L’autore dell’articolo sostiene che un incendio in una discarica delle Hawaii era iniziato da un albero di palma che era stato tolto da un falò (US Fire Administration) e per spiegare meglio il fenomeno parla degli Indiani Cherokee, che a quanto pare avrebbero imparato a preservare il fuoco sotterrando tronchi nella sabbia e riportandoli in vita nei giorni successivi.
Questa proprietà del fuoco, comunque, era conosciuta già da Aristotele (384 a.C. – 322 a.C.), che ne parla nel suo scritto "Della giovinezza e della vecchiaia" (420a5-19) spiegando le caratteristiche del calore naturale.

Rsu bruciati? Da Terzo mondo

LONDRA – Foss-Smith cita anche gli incendi appiccati volontariamente per ridurre la massa di rifiuti e risparmiare spazio, a proposito dei quali sostiene: "Questo genere d’incendi sono ancora comuni nel terzo mondo. Questa pratica, però, è rischiosa in quanto tali siti sono spesso collocati all’interno di brevi distanze dalle aree residenziali popolate che possono essere danneggiate dalle emissioni atmosferiche".

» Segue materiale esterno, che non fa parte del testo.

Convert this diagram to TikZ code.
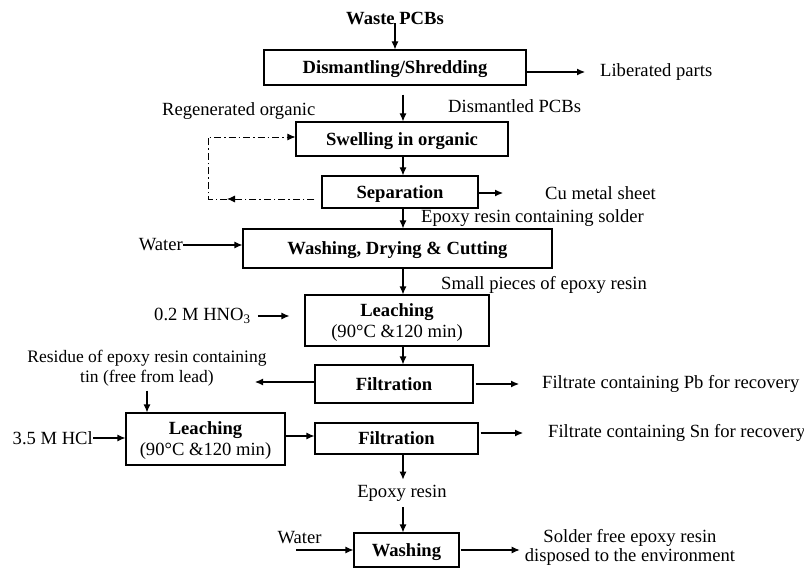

Una descrizione più che eloquente, che ci fa pensare ad una Sicilia molto vicina ai paesi del Terzo mondo. Non possiamo dimenticare, infatti, come fino a due mesi fa i cittadini palermitani bruciavano i rifiuti abbandonati sulle strade proprio perché ormai esausti di vedersi invasi da montagne di rifiuti scaccia-clienti lasciate sulle strade dall’Amia, un vero e proprio pugno nell’occhio e nel naso a chi passava per alcune strade della città.
Tutti problemi che le centrali Rsu possono risolvere, risparmiando spazio, producendo energia in maniera sicura e controllata, e utilizzando quanto ormai è divenuto inutilizzabile perché non separato a monte.